Rolls-Royce partners with Google on autonomous ships

The aerospace and maritime engineering company signed a deal Wednesday with Google to further develop its intelligent awareness systems for self-driving ocean vessels.

   Aerospace and maritime engineering company Rolls-Royce inked a deal with Google Wednesday to further develop its intelligent awareness systems for autonomous ocean vessels.
   Rolls-Royce said its intelligent awareness systems are making existing vessels safer and are essential to making autonomous ships a reality.
   The new deal allows Rolls-Royce to use Google’s Cloud Machine Learning Engine to further train the company’s artificial intelligence (AI) based object classification system for detecting, identifying and tracking the objects a vessel could encounter at sea, Rolls-Royce said.
   The Google Cloud Machine Learning Engine utilizes the same neural net-based machine intelligence software, which powers various Google products, such as image and voice search.
   Rolls-Royce will use Google Cloud’s software to develop bespoke machine learning models, which it said can interpret large and diverse marine date sets created by Rolls-Royce.
   “By accessing this software through the Cloud, the models can be developed from anywhere in the world and are immediately accessible globally allowing thousands of users,” the company said. “Models can therefore be trained on large quantities (terabytes) of data.

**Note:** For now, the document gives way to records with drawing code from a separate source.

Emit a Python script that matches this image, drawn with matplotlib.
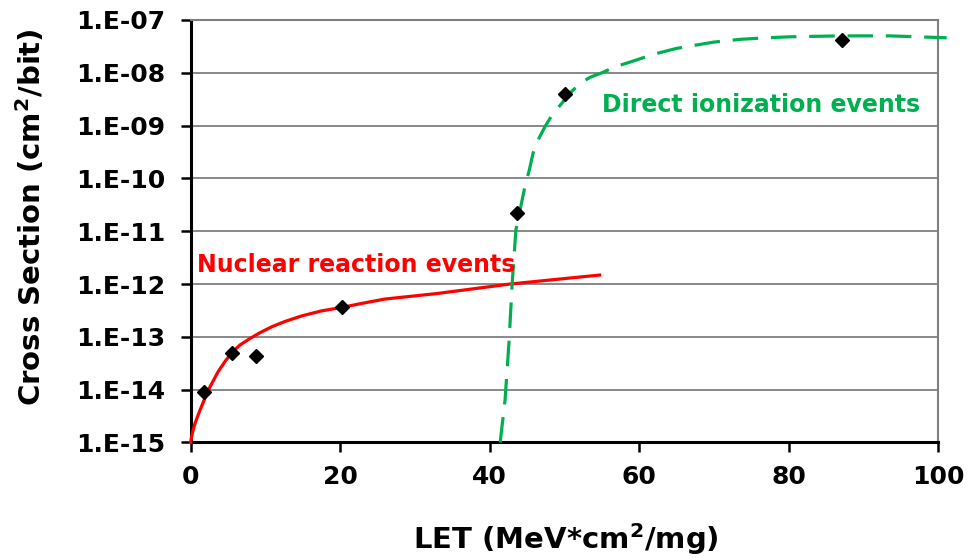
import numpy as np
import matplotlib
matplotlib.use("Agg")
import matplotlib.pyplot as plt

# measured cross sections
let_pts = [1.8, 5.55, 8.8, 20.3, 43.6, 50.1, 87.1]
xs_pts = [8.9e-15, 5.0e-14, 4.4e-14, 3.6e-13, 2.2e-11, 4.0e-9, 4.2e-8]

# nuclear reaction fit curve
nuc_let = [0, 0.25, 0.6, 1.27, 2.3, 3.05, 3.7, 4.6, 5.5, 6.6, 7.95, 9.3, 10.85, 12.6,
           14.9, 17.5, 20.2, 22.9, 26.0, 32.9, 42.7, 54.7]
nuc_xs = [1e-15, 1.5e-15, 2.3e-15, 4.1e-15, 9.3e-15, 1.48e-14, 2.2e-14, 3.4e-14, 5.0e-14,
          7.0e-14, 9.3e-14, 1.2e-13, 1.55e-13, 1.95e-13, 2.5e-13, 3.1e-13, 3.6e-13,
          4.3e-13, 5.2e-13, 6.6e-13, 1.0e-12, 1.48e-12]

# direct ionization fit curve
dir_let = [41.4, 42.05, 42.6, 43.0, 43.5, 44.7, 45.3, 45.8, 46.6, 47.4, 48.4, 49.6, 50.7,
           52.1, 53.4, 55.0, 56.75, 58.8, 61.9, 65.0, 69.9, 73.5, 77.0, 80.1, 86.8,
           93.5, 101.1]
dir_xs = [1e-15, 6.3e-15, 8.7e-14, 1.0e-12, 1.05e-11, 6.9e-11, 1.45e-10, 3.0e-10, 5.8e-10,
          9.6e-10, 1.63e-9, 2.6e-9, 4.1e-9, 6.3e-9, 8.2e-9, 1.0e-8, 1.3e-8, 1.6e-8,
          2.24e-8, 2.9e-8, 3.8e-8, 4.3e-8, 4.6e-8, 4.8e-8, 5.0e-8, 5.0e-8, 4.6e-8]

x_ticks = [0, 20, 40, 60, 80, 100]
y_ticks = [1e-15, 1e-14, 1e-13, 1e-12, 1e-11, 1e-10, 1e-9, 1e-8, 1e-7]
y_labels = ['1.E-15', '1.E-14', '1.E-13', '1.E-12', '1.E-11', '1.E-10', '1.E-09', '1.E-08', '1.E-07']

red = '#FF0000'
green = '#00B050'

plt.rcParams['font.family'] = 'DejaVu Sans'
plt.rcParams['font.weight'] = 'bold'
plt.rcParams['mathtext.default'] = 'bf'

fig = plt.figure(figsize=(9.69, 5.58), dpi=100)
ax = fig.add_axes([0.1966, 0.2070, 0.7719, 0.7572])

ax.set_yscale('log')
ax.set_xlim(0, 100)
ax.set_ylim(1e-15, 1e-7)

for y in y_ticks[1:]:
    ax.axhline(y, color='#7f7f7f', lw=1.3, zorder=1)

ax.plot(nuc_let, nuc_xs, color=red, lw=2.3, zorder=3, clip_on=False,
        solid_joinstyle='round')
ax.plot(dir_let, dir_xs, color=green, lw=2.3, dashes=(8, 4), zorder=3, clip_on=False)
ax.plot(let_pts, xs_pts, linestyle='none', marker='D', ms=7, color='black', zorder=4)

ax.text(0.85, 1.7e-12, 'Nuclear reaction events', color=red, fontsize=17,
        fontweight='bold', ha='left', va='baseline', zorder=5)
ax.text(55.0, 1.83e-9, 'Direct ionization events', color=green, fontsize=17,
        fontweight='bold', ha='left', va='baseline', zorder=5)

ax.set_xticks(x_ticks)
ax.set_xticklabels([str(v) for v in x_ticks])
ax.set_yticks(y_ticks)
ax.set_yticklabels(y_labels)
ax.minorticks_off()
ax.tick_params(axis='both', direction='out', length=7.5, width=1.8, color='black',
               labelsize=18)
ax.tick_params(axis='y', pad=10.5)
ax.tick_params(axis='x', pad=9)
for lab in ax.get_xticklabels() + ax.get_yticklabels():
    lab.set_fontweight('bold')

ax.spines['left'].set_color('black')
ax.spines['left'].set_linewidth(2.2)
ax.spines['bottom'].set_color('black')
ax.spines['bottom'].set_linewidth(2.2)
ax.spines['top'].set_color('#7f7f7f')
ax.spines['top'].set_linewidth(1.5)
ax.spines['right'].set_color('#7f7f7f')
ax.spines['right'].set_linewidth(1.5)

fig.text(566 / 969, 1 - 539 / 558, r'LET (MeV*cm$^{2}$/mg)', fontsize=21,
         fontweight='bold', ha='center', va='center')
fig.text(31 / 969, 1 - 217 / 558, r'Cross Section (cm$^{2}$/bit)', fontsize=21,
         fontweight='bold', ha='center', va='center', rotation=90)

fig.savefig('out.png', dpi=100)
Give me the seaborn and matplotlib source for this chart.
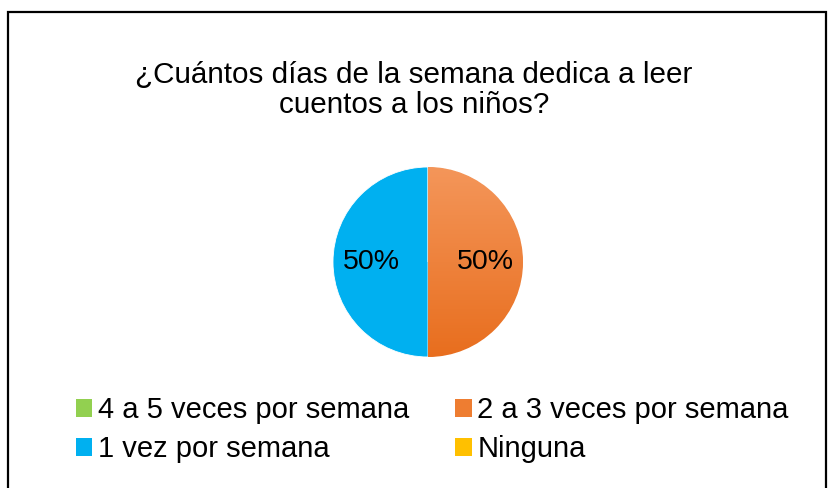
import numpy as np
import matplotlib.pyplot as plt
import matplotlib.patches as mpatches
import matplotlib.colors as mcolors
import seaborn as sns

sns.set_theme(style="white")
plt.rcParams['font.family'] = ['Liberation Sans', 'DejaVu Sans']
plt.rcParams['text.color'] = 'black'

# data
title = "¿Cuántos días de la semana dedica a leer\ncuentos a los niños?"
categories = ["4 a 5 veces por semana", "2 a 3 veces por semana", "1 vez por semana", "Ninguna"]
values = [0, 1, 1, 0]
colors = ["#92D050", "#EE7D31", "#00B0F0", "#FFC000"]
# top / bottom tones of the office-style gradients
grad_top = ["#A9DB75", "#F4965A", "#00B0F0", "#FFD24D"]
grad_bot = ["#7DBF3A", "#E86E1E", "#00B0F0", "#E6AC00"]

W, H = 834, 488
fig = plt.figure(figsize=(W / 100, H / 100), dpi=100)
fig.patch.set_facecolor("white")

# chart frame (bottom edge runs off the picture)
frame = mpatches.Rectangle((8 / W, -0.1), (826 - 8) / W, 1.1 - 12 / H,
                           transform=fig.transFigure, fill=False,
                           edgecolor="black", linewidth=1.6)
fig.patches.append(frame)

fig.text(414 / W, 1 - 90 / H, title, ha="center", va="center",
         multialignment="center", fontsize=21.3, linespacing=1.08, color="black")

# pie axes centred at (428, 262), radius ~95 px
cx, cy, r = 428, 262, 95
ax = fig.add_axes([(cx - r) / W, 1 - (cy + r) / H, 2 * r / W, 2 * r / H])

def pct(p):
    return "" if p < 0.5 else "{:.0f}%".format(p)

wedges, texts, autotexts = ax.pie(values, colors=colors, startangle=90, counterclock=False,
                                  autopct=pct, pctdistance=0.6,
                                  wedgeprops=dict(edgecolor="white", linewidth=0.6),
                                  textprops=dict(fontsize=20.5, color="black"))
ax.axis("off")

# vertical gradient fill inside each visible wedge
for w, c1, c2, v in zip(wedges, grad_top, grad_bot, values):
    if v == 0 or c1 == c2:
        continue
    t = np.linspace(0, 1, 256)[:, None]
    a = np.array(mcolors.to_rgb(c1))
    b = np.array(mcolors.to_rgb(c2))
    img = (a * (1 - t) + b * t)[:, None, :].repeat(2, axis=1)
    im = ax.imshow(img, extent=(-1, 1, -1, 1), origin="upper", aspect="auto", zorder=w.get_zorder())
    im.set_clip_path(w)
for at in autotexts:
    at.set_zorder(5)
ax.set_xlim(-1, 1)
ax.set_ylim(-1, 1)

# legend, row-major like the original (matplotlib fills columns first)
handles = [mpatches.Patch(facecolor=c, edgecolor="none") for c in colors]
order = [0, 2, 1, 3]
fig.legend([handles[i] for i in order], [categories[i] for i in order],
           ncol=2, loc="upper left", bbox_to_anchor=(76 / W, 1 - 396 / H),
           frameon=False, fontsize=21, handlelength=0.56, handleheight=0.56,
           handletextpad=0.2, columnspacing=1.57, labelspacing=0.38, borderpad=0,
           borderaxespad=0, labelcolor="black")

fig.savefig("out.png", dpi=100, facecolor="white")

This will be essential as autonomous ships become commonplace.”
   Looking ahead, Rolls-Royce and Google plan on undertaking joint research on unsupervised and multimodal learning. In addition, they will test whether speech recognition and synthesis are viable solutions for human-marine interfaces in marine applications, and will also work on optimizing the performance of local neural network computing onboard ships using open source machine intelligence software libraries.